In 1946, Griffiths made her own foray into Democratic politics, running for a seat in the Michigan legislature. She lost, but was not discouraged. On her second bid for office, she won. In 1952, her reelection campaign attracted national interest, as she traveled across her district in a house trailer, serving refreshments to prospective voters. Although she lost this campaign, she used the trailer tactic successfully in 1954 when she ran for Congress, winning the Detroit seat. In Congress, she became most interested in issues that affected women, and made it her goal to change laws that were unfair to them. For example, she was outraged to discover that when a man who was covered by Social Security died, his dependent children received benefits—but when a woman who was covered by the program died, her children received nothing. If a man died, his widow had to pay taxes on any money he left her, but if a woman died, her husband paid nothing. If a man divorced his wife after decades of marriage, she did not receive any of his Social Security payments. Griffiths worked to eliminate these disparities, and succeeded.

In 1964, Griffiths began working to add a ban on sex discrimination to the Civil Rights Act. Another member of Congress, Howard W. Smith from Virginia, opposed this amendment but told Griffiths he would work with her to convince Southern congress members to support it. Behind the scenes, however, his apparent agreement with Griffiths was part of a plan to defeat the amendment by making it look foolish. In February of 1954, he made light of women's issues on the House floor, joking that he would introduce a bill that would increase the supply of men in the country so that the 2.6 million unmarried women in the United States would be able to find husbands. Another member of Congress remarked that after being married for 49 years, he always had the last two words in any discussion, and those words were "Yes, dear."

In response, Griffiths noted that these comments about the amendment only made it more obvious that women were treated as second–class citizens, and commented that without the amendment, the Civil Rights Act would protect African–American women, but not white women, from discrimination. According to Elaine Woo in the Los Angeles Times, Griffiths said, "A vote against this amendment today by a white man is a vote against his wife or his widow or his daughter or his sister." As a result, the amendment passed by a vote of 168 to 133.

In 1970, Griffiths began working on behalf of the beleaguered Equal Rights Amendment, which had been under debate since 1923, when women were allowed to vote for the first time. The amendment had cleared the Senate twice, but had never made it to a vote in Congress. Invoking a rarely used tactic, Griffiths gathered enough signatures to ensure that the amendment would receive one hour of debate on the House floor. On August 10, 1974, the amendment was approved in Congress by a vote of 346 to 15; the Senate approved it two years later. However, in 2003, it had still been ratified by only 35 states, three fewer than the number required to add it to the U.S. constitution.

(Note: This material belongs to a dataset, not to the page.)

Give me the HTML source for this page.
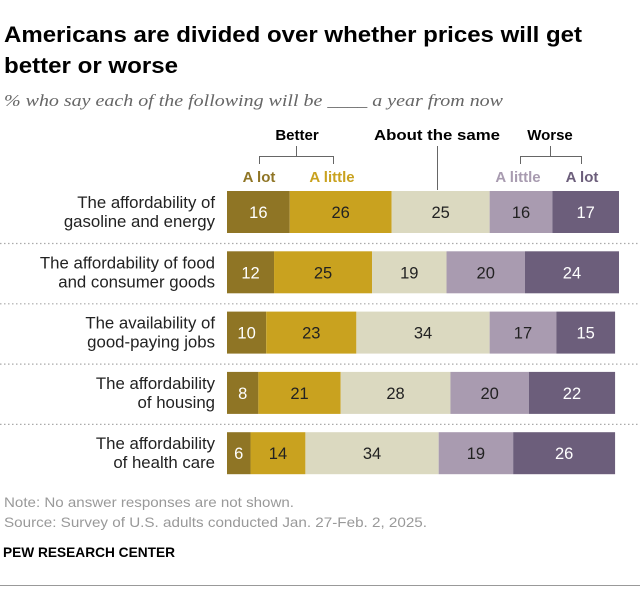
<!DOCTYPE html>
<html><head><meta charset="utf-8"><style>
body{margin:0;background:#fff;width:640px;height:591px;overflow:hidden;font-family:"Liberation Sans",Arial,sans-serif}
</style></head><body>
<svg width="640" height="591" xmlns="http://www.w3.org/2000/svg">
<text x="4" y="42" font-size="22.5" font-weight="bold" fill="#000" textLength="578" lengthAdjust="spacingAndGlyphs">Americans are divided over whether prices will get</text>
<text x="4" y="73" font-size="22.5" font-weight="bold" fill="#000" textLength="174" lengthAdjust="spacingAndGlyphs">better or worse</text>
<text x="4" y="106" font-size="16.5" font-style="italic" fill="#666" font-family="Liberation Serif,serif" textLength="499" lengthAdjust="spacingAndGlyphs">% who say each of the following will be ____ a year from now</text>
<g font-size="15" font-weight="bold" text-anchor="middle">
<text x="297" y="140" fill="#000">Better</text>
<text x="437" y="140" fill="#000" textLength="126" lengthAdjust="spacingAndGlyphs">About the same</text>
<text x="550" y="140" fill="#000">Worse</text>
<text x="259" y="182" fill="#8f7525">A lot</text>
<text x="332" y="182" fill="#c9a21f">A little</text>
<text x="518" y="182" fill="#a89bb0">A little</text>
<text x="582" y="182" fill="#6c5e7b">A lot</text>
</g>
<g stroke="#666" stroke-width="1" fill="none">
<path d="M259.5 164V156.5H333.5V164M296.5 156.5V146"/>
<path d="M437.5 146V190"/>
<path d="M520.5 164V156.5H581.5V164M550.5 156.5V146"/>
</g>
<g id="rows"></g>
<text x="4" y="507" font-size="14" fill="#999" textLength="290" lengthAdjust="spacingAndGlyphs">Note: No answer responses are not shown.</text>
<text x="4" y="527" font-size="14" fill="#999" textLength="423" lengthAdjust="spacingAndGlyphs">Source: Survey of U.S. adults conducted Jan. 27-Feb. 2, 2025.</text>
<text x="3" y="557" font-size="14" font-weight="bold" fill="#000" textLength="172" lengthAdjust="spacingAndGlyphs">PEW RESEARCH CENTER</text>
<line x1="0" y1="585.5" x2="640" y2="585.5" stroke="#999" stroke-width="1"/>
</svg>
<script>
const categories=[["The affordability of","gasoline and energy"],["The affordability of food","and consumer goods"],["The availability of","good-paying jobs"],["The affordability","of housing"],["The affordability","of health care"]];
const betterLot=[16,12,10,8,6];
const betterLittle=[26,25,23,21,14];
const aboutSame=[25,19,34,28,34];
const worseLittle=[16,20,17,20,19];
const worseLot=[17,24,15,22,26];
const series=[betterLot,betterLittle,aboutSame,worseLittle,worseLot];
const colors=["#8f7525","#c9a21f","#dbd9c0","#a99bb0","#6c5e7b"];
const textColors=["#fff","#222","#222","#222","#fff"];
const segNames=["better-a-lot","better-a-little","about-same","worse-a-little","worse-a-lot"];
const NS="http://www.w3.org/2000/svg";
const g=document.getElementById("rows");
const x0=227,scale=3.92,rowTop=191,rowStep=60.3,barH=42;
const xs=v=>v*scale;
function mk(t,a){const e=document.createElementNS(NS,t);for(const k in a)e.setAttribute(k,a[k]);g.appendChild(e);return e;}
categories.forEach((cat,i)=>{
  const y=rowTop+i*rowStep;
  cat.forEach((ln,j)=>{
    const t=mk("text",{x:215,y:y+17+j*19,"font-size":16.8,"text-anchor":"end",fill:"#222"});
    t.textContent=ln;
    
    
  });
  let x=x0;
  series.forEach((s,k)=>{
    const w=xs(s[i]);
    const r=mk("rect",{x:x,y:y,width:w,height:barH,fill:colors[k]});
    
    
    const t=mk("text",{x:x+w/2,y:y+barH/2+6,"font-size":16.5,"text-anchor":"middle",fill:textColors[k]});
    t.textContent=s[i];
    
    
    x+=w;
  });
  if(i<categories.length-1){
    const l=mk("line",{x1:0,x2:640,y1:y+barH+10.5,y2:y+barH+10.5,stroke:"#aaa","stroke-width":1.2,"stroke-dasharray":"1.5 2.5"});
    
    
  }
});
</script>
</body></html>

In 1974, Griffiths retired from Congress to serve on various corporate boards. She returned to politics in 1982, when Michigan gubernatorial candidate James Blanchard asked her to be his running mate. Griffiths was so popular among her constituents that some observers said Blanchard would not have won without her on the ticket. The two teamed up again for a successful second term, but in a third bid for office, Blanchard didn't invite Griffiths to join him. Then 78, she had begun suffering from poor health and had endured a series of strokes. According to the Los Angeles Times 's Woo, Griffiths was angered by Blanchard's rejection, and commented, "The biggest problem in politics is that you help some s.o.b. get what he wants, and then he throws you off the train." Later, she noted, "He has a right to do what he wants to do. And after the election, we'll see what he should have done." Blanchard lost that election. According to the Los Angeles Times 's Woo, Griffiths was a woman who broke many barriers. She was the first woman appointed to the Detroit Recorder's Court, the first woman sent to Congress from her district, the first woman seated on the House Ways and Means Committee, and the first woman chosen to serve as Michigan's lieutenant governor. Griffiths died on April 22, 2003, at her home in Armada, Michigan, at the age of 91, after several years of failing health; her husband passed away in 1996.

Sources:

Chicago Tribune, April 24, 2003; Los Angeles Times, April 25, 2003, p. B13; New York Times, April 25, 2003, p. B11; Washington Post, April 25, 2003, p. B9.